The best case scenario is loading the image into GPU once, do all processing there, and the image doesn’t leave the GPU until it’s time to encode, unless the GPU itself can encode too. I think Dan already did some early experiments in this direction. But to make it work at full scale, it would mean rewriting every filter to be GPU-compatible. As you can imagine, that’s a big job.

EDIT: Just finished reading through your links. Maybe they have developed something faster now to copy frames between memories. That would help a lot. But the general concept remains when it comes to where filters are applied.

Now would be a good time to re-read the end of the Shotcut - Frequently Asked Questions where I already explain these things. I already know about Intel oneAPI. Shotcut already integrates Intel Quick Sync Video for encoding. Shotcut uses Qt Quick so I know much about that too. I attempted to use Quick in the engine, and it was a disaster because it has strict thread requirements. Basically, I could get it to work with melt alone, but not when combined into a Qt-based app such as Shotcut. Also, it is not very accurate to say Shotcut relies on FFmpeg for filters as those are the minority.

I am not going to try to port all the effects to 4 new targets each with their own code: OpenMP for CPU, HLSL for DirectX, Metal for macOS, and Vulkan. Enter

But to be honest is the following something you would like to try to get working and debug across multiple OS and GPU platforms?

And oh yeah, none of the above even covers the ability to integrate images with the hardware decoder and encoder, again, each of which is different per vendor and OS.

Thanks for explaining that. I just found the ffmpeg filter documentation page - FFmpeg Filters Documentation I’m assuming that it’s those that you are referring to.

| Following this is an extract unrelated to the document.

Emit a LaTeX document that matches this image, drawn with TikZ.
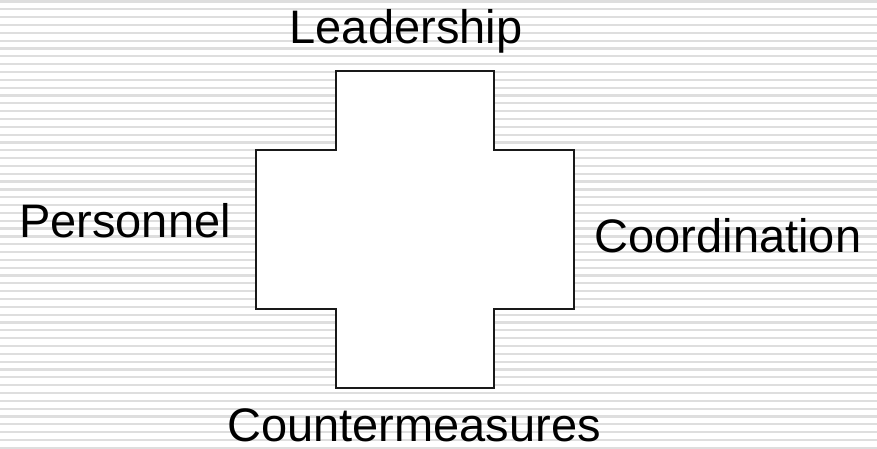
\documentclass[tikz,border=0pt]{standalone}
\usepackage{fontspec}
\setmainfont{Liberation Sans}
\begin{document}
\begin{tikzpicture}[x=1pt, y=-1pt,
    caption/.style={anchor=base, inner sep=0pt, font=\fontsize{47}{51}\selectfont},
    stripe/.style={black!13, line width=2.2pt},
    crossline/.style={line width=2.2pt, black!90, fill=white}]
  \useasboundingbox (0,0) rectangle (877,449);
  % striped background
  \foreach \k in {0,...,57}
    \draw[stripe] (0,1.5+7.83*\k) -- (877,1.5+7.83*\k);
  % the cross
  \draw[crossline] (336,71) -- (494,71) -- (494,150) -- (574,150)
    -- (574,309) -- (494,309) -- (494,388) -- (336,388) -- (336,309)
    -- (256,309) -- (256,150) -- (336,150) -- cycle;
  % arm labels
  \node[caption] (lead) at (406,44) {Leadership};
  \node[caption] (pers) at (125,237) {Personnel};
  \node[caption] (coord) at (728,252) {Coordination};
  \node[caption] (counter) at (414,441) {Countermeasures};
\end{tikzpicture}
\end{document}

Many users take todays 4K video for granted. Especially when they see it transferring from a camera over USB 3.0 takes so little time such as gigabytes per second.

The conclusion for me is that obviously ffmpeg isn’t set up to currently handle GPU operations in its current configuration, and so as a consequence SC isn’t either. I’m personally not affected by this in any adverse way at the moment, but thank you for taking the time to explain that. :slight_smile:

Definitely.

With Adobe [the elephant in the Video Editing room], they just tell you that you have to buy an Nvidia GPU with 4GB minimum ram. Then things get expensive.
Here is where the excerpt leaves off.